Our church gives 100% of its budget to missions. That’s because our church is a mission.
Staff salaries are mission. Benevolence (our fund to support those who are in need financially) is about missions. Paying the rent, again, missions.
And why shouldn’t we think of church in America like this? Are we still under the assumption that we are the chaplains to our culture, to use Ed Stetzer’s apt illustration? We are missionaries. We are not at home, even in our home country. We don’t share similar world views with people outside of the body of Christ.
It’s hard to think like missionaries. It is not intuitive to see the world where WE LIVE as missions. After all, it’s home. We speak the same language, we wear similar clothes, listen to similar music. But we have forgotten, or maybe never learned, that we are really different.
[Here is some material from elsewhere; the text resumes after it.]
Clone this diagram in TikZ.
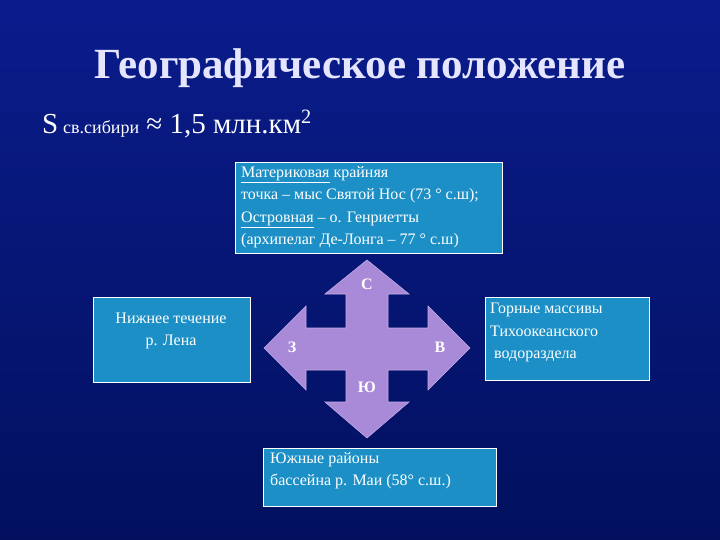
\documentclass[tikz,border=0pt]{standalone}
\usepackage{fontspec}
\setmainfont{Liberation Serif}
\begin{document}
\begin{tikzpicture}[x=1pt,y=-1pt,
  box/.style={draw=white,fill=boxc,line width=0.8pt},
  btxt/.style={text=white,font=\fontsize{16}{22.5}\selectfont,align=left,anchor=north west,inner sep=0pt},
  dir/.style={text=white,font=\fontsize{16}{16}\selectfont\bfseries}]
\definecolor{boxc}{HTML}{1C90C6}
\definecolor{arrc}{HTML}{A98AD8}
\definecolor{bgtop}{HTML}{0A1C8C}
\definecolor{bgbot}{HTML}{02105E}
\shade[top color=bgtop,bottom color=bgbot] (0,0) rectangle (720,540);
\useasboundingbox (0,0) rectangle (720,540);
\node[text=white!90!blue,font=\fontsize{43}{43}\selectfont\bfseries] (title) at (360,68) {Географическое положение};
\node[text=white,font=\fontsize{29}{29}\selectfont,anchor=west,inner sep=0pt] (area) at (42,124) {S\,{\fontsize{18}{18}\selectfont св.сибири} ≈ 1,5 млн.км\textsuperscript{2}};
\draw[box] (235,162) rectangle (502,253);
\node[btxt] (t) at (241,166) {\underline{Материковая} крайняя\\точка – мыс Святой Нос (73 ° с.ш);\\\underline{Островная} – о. Генриетты\\(архипелаг Де-Лонга – 77 ° с.ш)};
\draw[box] (93,297) rectangle (250,382);
\node[text=white,font=\fontsize{16}{22}\selectfont,align=center] (l) at (171,331) {Нижнее течение\\р. Лена};
\draw[box] (485,297) rectangle (649,380);
\node[btxt] (r) at (490,303) {Горные массивы\\Тихоокеанского\\\ водораздела};
\draw[box] (263,448) rectangle (496,506);
\node[btxt] (bb) at (270,452) {Южные районы\\бассейна р. Маи (58° с.ш.)};
\draw[fill=arrc,draw=arrc!70!white,line width=0.6pt]
 (367,260) -- (409,294) -- (388,294) -- (388,328) -- (428,328) -- (428,306) -- (470,348)
 -- (428,390) -- (428,370) -- (388,370) -- (388,402) -- (409,402) -- (367,438)
 -- (325,402) -- (346,402) -- (346,370) -- (306,370) -- (306,390) -- (264,348)
 -- (306,306) -- (306,328) -- (346,328) -- (346,294) -- (325,294) -- cycle;
\node[dir] (n) at (367,284) {С};
\node[dir] (s) at (367,387) {Ю};
\node[dir] (w) at (292,347) {З};
\node[dir] (e) at (440,347) {В};
\end{tikzpicture}
\end{document}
This culture doesn’t share similar assumptions about God, man, justice, love, righteousness, etc. We don’t have a common language anymore for these concepts.
So we must adapt, just like a missionary would. No missionary would think that the culture where they are sent has to adapt to the missionary’s cultural norms. The missionary, if they are worth anything, seeks to understand the culture and then find creative ways to communicate the gospel in a way that the people will understand.
All of this is rooted in the incarnation of Jesus Christ. If we are to walk as He walked, then we need to be a missionary like He was; a missionary that did not look to his own interests, but the interests of others. The Son of God came in a way we could understand. He laid aside His rights as God to reach us — why should we not do the same?